5 Areas to Consider for Jobs in Wind

A career in the wind power industry is not always a first choice for mechanical engineers. But there can be job opportunities for those with vision. Here are five areas to consider:

Engineering Consulting Firms

“Jobs with these firms run from due diligence, to sighting analysis, to even analyzing data,” says Jon McGowan, co-director of the Wind Energy Center at the University of Massachusetts-Amherst, along with being a professor of mechanical and industrial engineering at the school. “You’re putting up instrumentation for measuring the wind resource and doing machine design.

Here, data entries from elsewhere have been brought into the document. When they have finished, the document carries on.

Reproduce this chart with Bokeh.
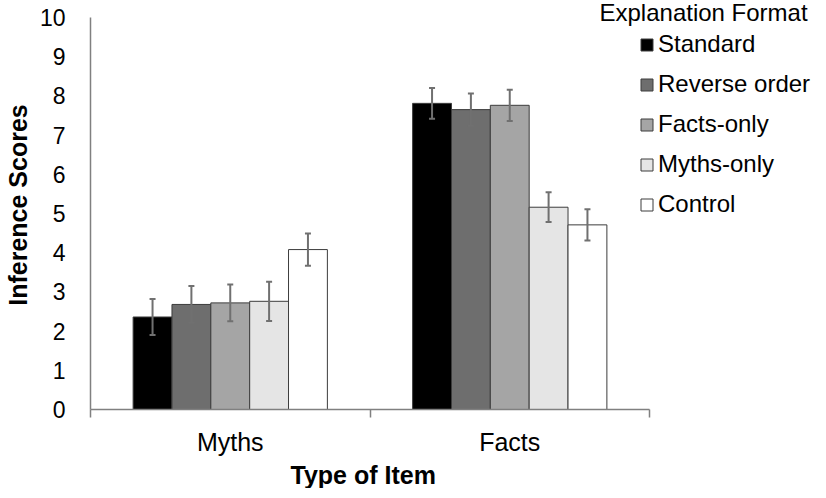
from bokeh.plotting import figure
from bokeh.models import (ColumnDataSource, Range1d, FixedTicker, Whisker, TeeHead,
                          Legend, LegendItem, Label, Title)
from bokeh.embed import file_html
from bokeh.resources import INLINE

categories = ["Myths", "Facts"]
formats = ["Standard", "Reverse order", "Facts-only", "Myths-only", "Control"]
myths_scores = [2.36, 2.68, 2.72, 2.76, 4.08]
facts_scores = [7.81, 7.65, 7.76, 5.16, 4.71]
myths_err = [0.46, 0.47, 0.47, 0.50, 0.41]
facts_err = [0.39, 0.41, 0.40, 0.38, 0.40]
y_ticks = list(range(0, 11))
y_max = 10

colors = ["#000000", "#6e6e6e", "#a5a5a5", "#e5e5e5", "#ffffff"]
FONT = "Liberation Sans"

# layout (pixels)
LEFT, BOTTOM = 87, 73
FRAME_W, FRAME_H = 723, 409
AXIS_W, AXIS_H = 559, 392          # length of the drawn axes
x_end = len(categories) * FRAME_W / AXIS_W
y_end = y_max * FRAME_H / AXIS_H

p = figure(frame_width=FRAME_W, frame_height=FRAME_H, output_backend="svg",
           toolbar_location=None,
           x_range=Range1d(0, x_end), y_range=Range1d(0, y_end),
           min_border_left=LEFT, min_border_right=0, min_border_top=0,
           min_border_bottom=BOTTOM)
p.outline_line_color = None
p.xgrid.visible = False
p.ygrid.visible = False
p.background_fill_color = "white"

bar_w = 0.139
items = []
for j, fmt in enumerate(formats):
    off = (j - (len(formats) - 1) / 2) * bar_w
    tops = [myths_scores[j], facts_scores[j]]
    errs = [myths_err[j], facts_err[j]]
    src = ColumnDataSource(dict(
        x=[i + 0.5 + off for i in range(len(categories))],
        top=tops,
        upper=[t + e for t, e in zip(tops, errs)],
        lower=[t - e for t, e in zip(tops, errs)],
    ))
    r = p.vbar(x="x", top="top", bottom=0, width=bar_w, source=src,
               fill_color=colors[j], line_color="#3c3c3c", line_width=1)
    w = Whisker(base="x", upper="upper", lower="lower", source=src, level="annotation",
                line_color="#707070", line_width=2,
                upper_head=TeeHead(size=6, line_color="#707070", line_width=2),
                lower_head=TeeHead(size=6, line_color="#707070", line_width=2))
    p.add_layout(w)
    items.append(LegendItem(label=fmt, renderers=[r]))

# x axis
xa = p.xaxis[0]
xa.bounds = (0, len(categories))
xa.ticker = FixedTicker(ticks=[i + 0.5 for i in range(len(categories))],
                        minor_ticks=list(range(len(categories) + 1)))
xa.major_label_overrides = {i + 0.5: c for i, c in enumerate(categories)}
xa.major_tick_line_color = None
xa.major_tick_out = 0
xa.major_tick_in = 0
xa.minor_tick_in = 0
xa.minor_tick_out = 8
xa.minor_tick_line_color = "#808080"
xa.minor_tick_line_width = 1.5
xa.axis_line_color = "#808080"
xa.axis_line_width = 1.5
xa.major_label_text_font = FONT
xa.major_label_text_font_size = "25px"
xa.major_label_text_color = "#000000"
xa.major_label_standoff = 10

# x axis title, centred under the drawn axis (not the whole frame)
x_title = Title(text="Type of Item", align="left", offset=200, standoff=0,
                text_font=FONT, text_font_size="25px", text_font_style="bold",
                text_color="#000000")
p.add_layout(x_title, "below")

# y axis
ya = p.yaxis[0]
ya.bounds = (0, y_max)
ya.ticker = FixedTicker(ticks=y_ticks)
ya.major_tick_line_color = None
ya.major_tick_out = 0
ya.major_tick_in = 0
ya.minor_tick_line_color = None
ya.axis_line_color = "#808080"
ya.axis_line_width = 1.5
ya.major_label_text_font = FONT
ya.major_label_text_font_size = "23px"
ya.major_label_text_color = "#000000"
ya.major_label_standoff = 25
ya.axis_label = "Inference Scores"
ya.axis_label_text_font = FONT
ya.axis_label_text_font_size = "25px"
ya.axis_label_text_font_style = "bold"
ya.axis_label_text_color = "#000000"
ya.axis_label_standoff = 5

legend = Legend(items=items, location=(549, 191), orientation="vertical",
                border_line_color=None, background_fill_alpha=0,
                padding=0, margin=0, spacing=12,
                glyph_width=15, glyph_height=15,
                label_standoff=4,
                label_text_font=FONT, label_text_font_size="24px",
                label_text_color="#000000")
p.add_layout(legend, "center")

title = Label(x=509, y=397, x_units="screen", y_units="screen",
              text="Explanation Format", text_font=FONT, text_font_size="24px",
              text_color="#000000", text_baseline="alphabetic", text_align="left")
p.add_layout(title)

open("out.html", "w").write(file_html(p, INLINE))
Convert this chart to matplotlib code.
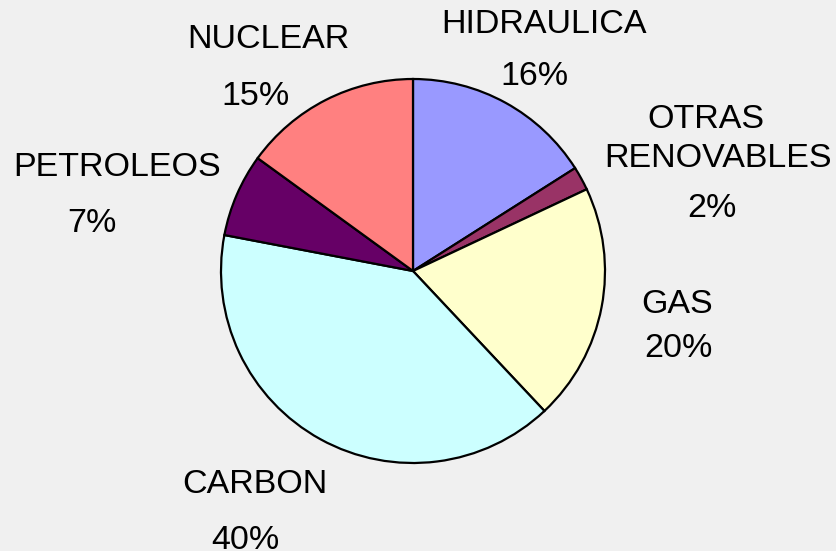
import matplotlib
matplotlib.use("Agg")
import matplotlib.pyplot as plt

# energy mix shares, clockwise from twelve o'clock
sources = ['HIDRAULICA', 'OTRAS RENOVABLES', 'GAS', 'CARBON', 'PETROLEOS', 'NUCLEAR']
shares = [16, 2, 20, 40, 7, 15]
colors = ['#9999FF', '#993366', '#FFFFCC', '#CCFFFF', '#660066', '#FF8080']

# label anchors in pixels from the top-left: one (x centre, baseline) per
# line of the name, then one for the percentage
name_pos = [
    [(544, 33)],
    [(706, 128), (718, 167)],
    [(677, 313)],
    [(255, 493)],
    [(117, 176)],
    [(268, 48)],
]
pct_pos = [(534, 85), (712, 217), (678, 357), (245, 549), (92, 232), (255, 105)]

W, H = 836, 551
fig = plt.figure(figsize=(W / 100, H / 100), dpi=100)
fig.patch.set_facecolor('#F0F0F0')
ax = fig.add_axes([0, 0, 1, 1])
ax.set_facecolor('#F0F0F0')

ax.pie(shares, colors=colors, startangle=90, counterclock=False,
       center=(413, H - 271), radius=192,
       wedgeprops=dict(edgecolor='black', linewidth=1.6))

ax.set_xlim(0, W)
ax.set_ylim(0, H)
ax.set_aspect('equal')
ax.axis('off')

font = dict(family='Liberation Sans', fontsize=24.5, color='black',
            ha='center', va='baseline')
for name, share, anchors, (px, py) in zip(sources, shares, name_pos, pct_pos):
    words = name.split(' ') if len(anchors) > 1 else [name]
    for word, (nx, ny) in zip(words, anchors):
        ax.text(nx, H - ny, word, **font)
    ax.text(px, H - py, f'{share}%', **font)

fig.savefig('out.png', dpi=100, facecolor=fig.get_facecolor())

They need qualified people who can help them with reliability of machines.”

National Laboratories

In this area, they are designing experimental systems and they need people who are transmission experts, McGowan says. “One of the weak points in a utilities scale wind turbine is the transmission,” McGowan says. “They get stressed with ups and downs and a transmission expert would study the gear design and the stresses they’re exposed to like with airplanes and the fatigue cycles,” he adds. According to R. Andrew Swartz, assistant professorin the department of civil and environmental engineeringat Michigan Technological University, “In that environment, the individual research projects may study a number of issues related to wind turbines, including chartering their power output.”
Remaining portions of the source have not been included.